Prota. But Noble Lady.

Brun. You a sawcie ass too, off I will not,
If you but anger me, till a sow-gelder
Have cut you all like colts, hold me and kiss me,
For I'm too much troubled; Make up my treasure,
And get me horses private, come about it. [Exeunt.

[Act. I. Scæ. 2.]

Enter Theodoret, Martell, &c.

Theod. Though I assure my self (Martell) your counsell
Had no end but allegeance and my honor:
Yet [I am] jealous, I have pass'd the bounds
Of a sons duty; For suppose her worse
Than you report, not by bare circumstance,
But evident proof confirm'd has given her out:
Yet since all weakness[es] in a kingdome, are
No more to be severely punished than
The faults of Kings are by the Thunderer
As oft as they offend, to be reveng'd:
If not for piety, yet for policie,
Since some are of necessitie to be spar'd,
I might, and now I wish I had not look'd
With such strict eyes into her follies.

Mart.
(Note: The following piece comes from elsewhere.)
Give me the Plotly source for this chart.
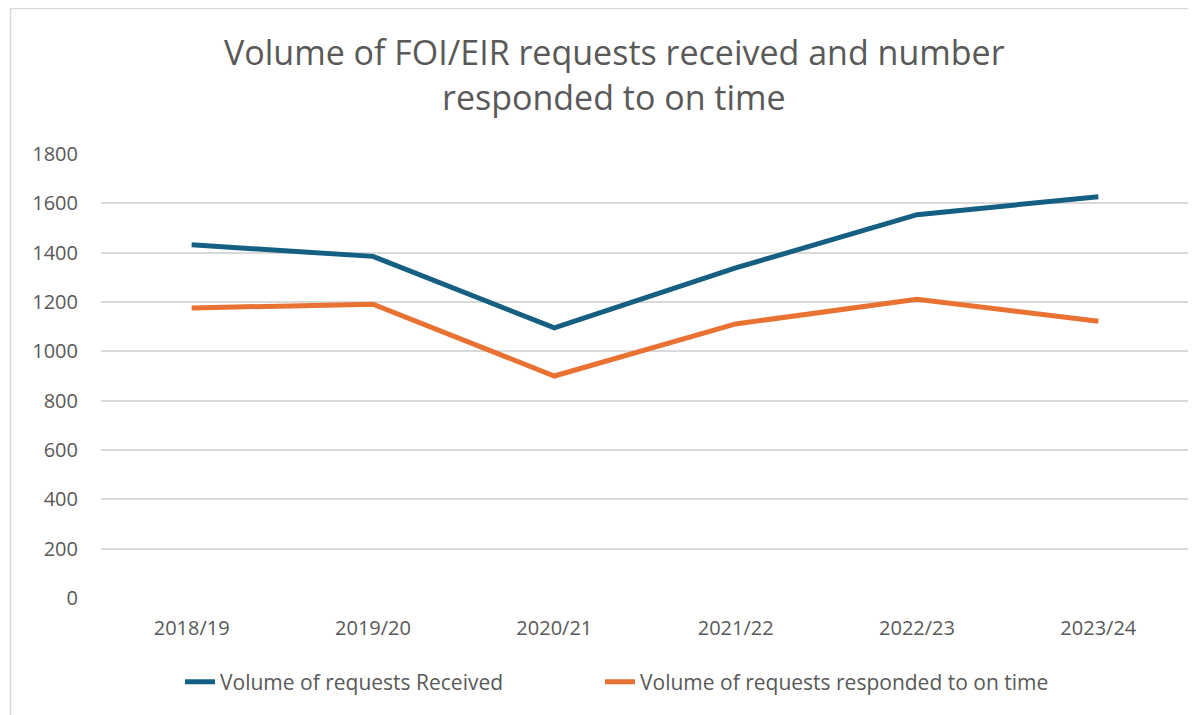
import plotly.graph_objects as go

categories = ["2018/19", "2019/20", "2020/21", "2021/22", "2022/23", "2023/24"]
received = [1432, 1385, 1095, 1338, 1554, 1627]
on_time = [1176, 1191, 900, 1111, 1211, 1122]
series_names = ["Volume of requests Received", "Volume of requests responded to on time"]
colors = ["#156082", "#E97132"]

OFF = 8  # default page body margin
W, H = 1196 - OFF, 715 - OFF
L, R, T, B = 101 - OFF, 7, 154 - OFF, 117
pw, ph = W - L - R, H - T - B

def px_to_paper_x(px):
    return (px - OFF - L) / pw

def px_to_paper_y(py):
    return (H - B - (py - OFF)) / ph

FONT = "Open Sans, Roboto, Arial, sans-serif"
TXT = "#595959"

fig = go.Figure()
for name, vals, c, lg in zip(series_names, [received, on_time], colors, ["legend", "legend2"]):
    fig.add_trace(go.Scatter(x=categories, y=vals, mode="lines", name=name,
                             line=dict(color=c, width=5), legend=lg))

legend_common = dict(orientation="h", xanchor="left", y=px_to_paper_y(682), yanchor="middle",
                     font=dict(size=21, color=TXT), bgcolor="rgba(0,0,0,0)")

fig.update_layout(
    width=W, height=H,
    margin=dict(l=L, r=R, t=T, b=B),
    paper_bgcolor="white", plot_bgcolor="white",
    font=dict(family=FONT, color=TXT, size=18),
    showlegend=True,
    legend=dict(x=px_to_paper_x(180), **legend_common),
    legend2=dict(x=px_to_paper_x(600), **legend_common),
    xaxis=dict(showgrid=False, showline=False, ticks="", tickfont=dict(size=20, color=TXT),
               range=[-0.5, 5.5], ticklabelstandoff=16),
    yaxis=dict(range=[0, 1800], dtick=200, showgrid=True, gridcolor="#D9D9D9", gridwidth=1.5,
               zeroline=False, showline=False, ticks="", tickfont=dict(size=20, color=TXT),
               ticklabelstandoff=22),
    annotations=[
        dict(text="Volume of FOI/EIR requests received and number", xref="paper", yref="paper",
             x=px_to_paper_x(614), y=px_to_paper_y(52), xanchor="center", yanchor="middle",
             showarrow=False, font=dict(size=34, color=TXT, family=FONT)),
        dict(text="responded to on time", xref="paper", yref="paper",
             x=px_to_paper_x(614), y=px_to_paper_y(97), xanchor="center", yanchor="middle",
             showarrow=False, font=dict(size=34, color=TXT, family=FONT)),
    ],
    shapes=[dict(type="rect", xref="paper", yref="paper",
                 x0=px_to_paper_x(10.5), x1=px_to_paper_x(1300),
                 y0=px_to_paper_y(800), y1=px_to_paper_y(8.5),
                 line=dict(color="#D9D9D9", width=1.5), layer="below")],
)

fig.write_html("out.html")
Sir, a duty well discharg'd is never follow'd
By sad repentance, nor did your Highness ever
Make payment of the debt you ow'd her, better
Than in your late reproofs not of her, but
Those crimes that made her worthy of reproof.
The most remarkeable point in which Kings differ
From private men, is that they not alone
Stand bound to be in themselves innocent,
But that all such as are allyed to them
In nearness, [or] dependance, by their care
Should be free from suspition of all crime;
And you have reap'd a double benefit
From this last great act: first in the restraint
Of her lost pleasures, you remove th' example
From others of the like licentiousness,
Then when 'tis known that your severitie
Extended to your mother, who dares hope for
The least indulgence or connivence in
The easiest slips that may prove dangerous
To you, or to the Kingdome?

Theod. I must grant
Your reason good (Martell) if as she is
My mother, she had been my subject, or
That only here she could make challenge to
A place of Being; But I know her temper
And fear (if such a word become a King,)
That in discovering her, I have let lo[o]se
A Tygress, whose rage being shut up in darkness,
Was grievous only to her self; Which brought
Into the view of light, her cruelty,
Provok'd by her own shame, will turn on him
That foolishly presum'd to let her see
The loath'd shape of her own deformitie.

Mart. Beasts of that nature, when rebellious threats
Begin to appear only in their eyes,
Or any motion that may give suspition
Of the least violence should be chain'd up;
Their fangs and teeth, and all their means of hurt,
Par'd off, and knockt out, and so made unable
To do ill; They would soon begin to loath it.
I'll apply nothing: but had your Grace done,
Or would doe yet, what your less forward zeal
In words did only threaten, far less danger
Would grow from acting it on her, than may
Perhaps have Being from her apprehension
Of what may once be practis'd: For believe it,
Who confident of his own power, presumes
To spend threats on an enemy, that hath means
To shun the worst they can effect, gives armor
To keep off his own strength; Nay more, disarms
Himself, and lyes unguarded 'gainst all harms,
Or doubt, or malice may produce.

Theod. 'Tis true.
And such a desperate cure I would have us'd,
If the intemperate patient had not been
So near me as a mother; but to her,
And from me gentle unguents only were
To be appli'd: and as physitians
When they are sick of fevers, eat themselves
Such viands as by their directions are
Forbid to others though alike diseas'd;
So she considering what she is, may challenge
Those cordialls to restore her, by her birth,
And priviledge, which at no suit must be
Granted to others.

Mart. May your pious care
Effect but what it aim'd at, I am silent.